→ What you have to do: Your job is to return the lines between the line holding "What Chart.js code" and the line holding "const series = [v2018, v2019, v2020, v2021, v2022];", inclusive, exactly and with no pictures.

Source code of charts
═══
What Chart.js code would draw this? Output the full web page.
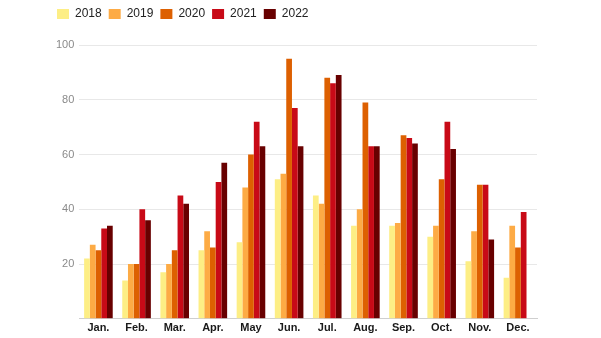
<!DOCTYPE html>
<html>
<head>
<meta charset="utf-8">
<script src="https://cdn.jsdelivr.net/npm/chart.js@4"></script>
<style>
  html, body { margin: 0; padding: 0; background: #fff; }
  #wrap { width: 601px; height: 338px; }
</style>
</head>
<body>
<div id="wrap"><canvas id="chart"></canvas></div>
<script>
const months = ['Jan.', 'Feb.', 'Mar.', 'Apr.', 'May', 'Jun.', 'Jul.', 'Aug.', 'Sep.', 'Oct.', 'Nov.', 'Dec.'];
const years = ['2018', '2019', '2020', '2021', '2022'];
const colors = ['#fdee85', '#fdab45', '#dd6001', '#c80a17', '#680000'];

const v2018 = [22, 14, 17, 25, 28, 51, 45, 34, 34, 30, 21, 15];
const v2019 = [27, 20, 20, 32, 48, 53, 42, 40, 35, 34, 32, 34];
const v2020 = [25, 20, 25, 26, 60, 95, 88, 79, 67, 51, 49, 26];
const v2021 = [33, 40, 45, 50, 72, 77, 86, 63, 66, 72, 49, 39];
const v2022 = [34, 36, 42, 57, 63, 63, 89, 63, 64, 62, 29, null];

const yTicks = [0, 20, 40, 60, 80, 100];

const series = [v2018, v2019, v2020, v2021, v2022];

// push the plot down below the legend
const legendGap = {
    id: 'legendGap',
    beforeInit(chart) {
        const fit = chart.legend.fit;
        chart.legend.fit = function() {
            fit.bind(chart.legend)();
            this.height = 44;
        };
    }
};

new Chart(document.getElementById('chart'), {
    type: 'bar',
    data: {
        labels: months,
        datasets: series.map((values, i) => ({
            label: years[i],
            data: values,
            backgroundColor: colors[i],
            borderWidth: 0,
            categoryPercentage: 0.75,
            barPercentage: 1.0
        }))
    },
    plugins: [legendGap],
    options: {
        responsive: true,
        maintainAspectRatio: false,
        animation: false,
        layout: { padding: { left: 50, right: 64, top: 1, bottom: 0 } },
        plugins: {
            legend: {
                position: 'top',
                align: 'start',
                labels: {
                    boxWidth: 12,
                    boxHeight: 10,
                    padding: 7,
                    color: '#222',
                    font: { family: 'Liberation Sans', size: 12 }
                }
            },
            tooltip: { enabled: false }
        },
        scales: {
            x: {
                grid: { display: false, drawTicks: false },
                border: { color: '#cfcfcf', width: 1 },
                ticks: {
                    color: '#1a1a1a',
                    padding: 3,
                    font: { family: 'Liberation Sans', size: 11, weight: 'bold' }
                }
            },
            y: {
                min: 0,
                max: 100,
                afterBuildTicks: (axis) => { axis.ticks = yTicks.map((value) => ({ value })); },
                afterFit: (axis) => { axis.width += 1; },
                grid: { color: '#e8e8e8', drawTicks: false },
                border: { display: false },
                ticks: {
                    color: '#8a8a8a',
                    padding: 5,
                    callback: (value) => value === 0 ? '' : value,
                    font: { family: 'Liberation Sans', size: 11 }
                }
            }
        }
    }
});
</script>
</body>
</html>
═══
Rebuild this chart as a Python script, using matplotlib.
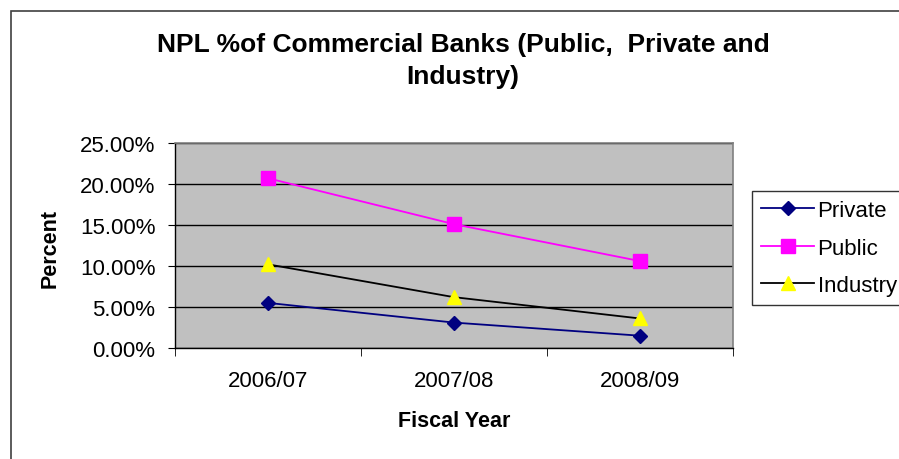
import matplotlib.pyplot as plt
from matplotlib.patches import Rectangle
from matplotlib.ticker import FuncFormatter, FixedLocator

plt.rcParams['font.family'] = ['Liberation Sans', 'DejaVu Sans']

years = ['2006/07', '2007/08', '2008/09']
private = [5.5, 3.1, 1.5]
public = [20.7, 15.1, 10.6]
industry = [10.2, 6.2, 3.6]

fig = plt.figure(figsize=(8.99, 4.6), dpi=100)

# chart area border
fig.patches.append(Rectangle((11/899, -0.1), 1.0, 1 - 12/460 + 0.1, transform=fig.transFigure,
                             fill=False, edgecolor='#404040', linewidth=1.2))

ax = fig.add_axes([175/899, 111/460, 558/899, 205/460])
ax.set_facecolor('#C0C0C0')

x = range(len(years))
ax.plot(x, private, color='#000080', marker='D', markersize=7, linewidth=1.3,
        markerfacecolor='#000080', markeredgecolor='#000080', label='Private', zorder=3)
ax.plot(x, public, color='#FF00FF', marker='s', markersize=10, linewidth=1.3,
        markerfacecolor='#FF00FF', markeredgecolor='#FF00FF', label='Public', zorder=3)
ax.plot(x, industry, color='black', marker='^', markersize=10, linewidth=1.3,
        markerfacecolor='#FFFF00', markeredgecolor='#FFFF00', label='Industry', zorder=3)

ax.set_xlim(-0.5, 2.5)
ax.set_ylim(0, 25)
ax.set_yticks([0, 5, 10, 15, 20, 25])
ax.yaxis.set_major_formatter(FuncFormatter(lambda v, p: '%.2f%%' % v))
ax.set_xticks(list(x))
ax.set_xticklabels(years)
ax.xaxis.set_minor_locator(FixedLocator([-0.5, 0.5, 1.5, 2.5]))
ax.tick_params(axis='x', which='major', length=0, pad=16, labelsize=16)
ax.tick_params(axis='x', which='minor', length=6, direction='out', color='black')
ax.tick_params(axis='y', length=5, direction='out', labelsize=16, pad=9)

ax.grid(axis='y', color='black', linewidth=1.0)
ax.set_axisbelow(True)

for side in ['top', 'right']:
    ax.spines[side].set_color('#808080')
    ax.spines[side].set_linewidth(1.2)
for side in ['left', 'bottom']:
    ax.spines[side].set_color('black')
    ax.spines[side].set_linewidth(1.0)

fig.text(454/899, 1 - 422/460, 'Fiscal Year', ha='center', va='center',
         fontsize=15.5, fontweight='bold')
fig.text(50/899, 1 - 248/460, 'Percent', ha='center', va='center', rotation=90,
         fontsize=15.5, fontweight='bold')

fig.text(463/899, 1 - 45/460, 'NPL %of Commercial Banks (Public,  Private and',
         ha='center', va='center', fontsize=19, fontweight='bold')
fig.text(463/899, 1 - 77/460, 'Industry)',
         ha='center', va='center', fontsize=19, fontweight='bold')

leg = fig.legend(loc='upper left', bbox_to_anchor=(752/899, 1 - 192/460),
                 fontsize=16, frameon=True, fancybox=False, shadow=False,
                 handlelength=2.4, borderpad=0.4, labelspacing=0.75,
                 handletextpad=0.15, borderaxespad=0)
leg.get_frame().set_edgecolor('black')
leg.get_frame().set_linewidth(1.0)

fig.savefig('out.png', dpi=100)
═══
→ Solution to this exercise:
What Chart.js code would draw this? Output the full web page.
<!DOCTYPE html>
<html>
<head>
<meta charset="utf-8">
<script src="https://cdn.jsdelivr.net/npm/chart.js@4"></script>
<style>
  html, body { margin: 0; padding: 0; background: #fff; }
  #wrap { width: 601px; height: 338px; }
</style>
</head>
<body>
<div id="wrap"><canvas id="chart"></canvas></div>
<script>
const months = ['Jan.', 'Feb.', 'Mar.', 'Apr.', 'May', 'Jun.', 'Jul.', 'Aug.', 'Sep.', 'Oct.', 'Nov.', 'Dec.'];
const years = ['2018', '2019', '2020', '2021', '2022'];
const colors = ['#fdee85', '#fdab45', '#dd6001', '#c80a17', '#680000'];

const v2018 = [22, 14, 17, 25, 28, 51, 45, 34, 34, 30, 21, 15];
const v2019 = [27, 20, 20, 32, 48, 53, 42, 40, 35, 34, 32, 34];
const v2020 = [25, 20, 25, 26, 60, 95, 88, 79, 67, 51, 49, 26];
const v2021 = [33, 40, 45, 50, 72, 77, 86, 63, 66, 72, 49, 39];
const v2022 = [34, 36, 42, 57, 63, 63, 89, 63, 64, 62, 29, null];

const yTicks = [0, 20, 40, 60, 80, 100];

const series = [v2018, v2019, v2020, v2021, v2022];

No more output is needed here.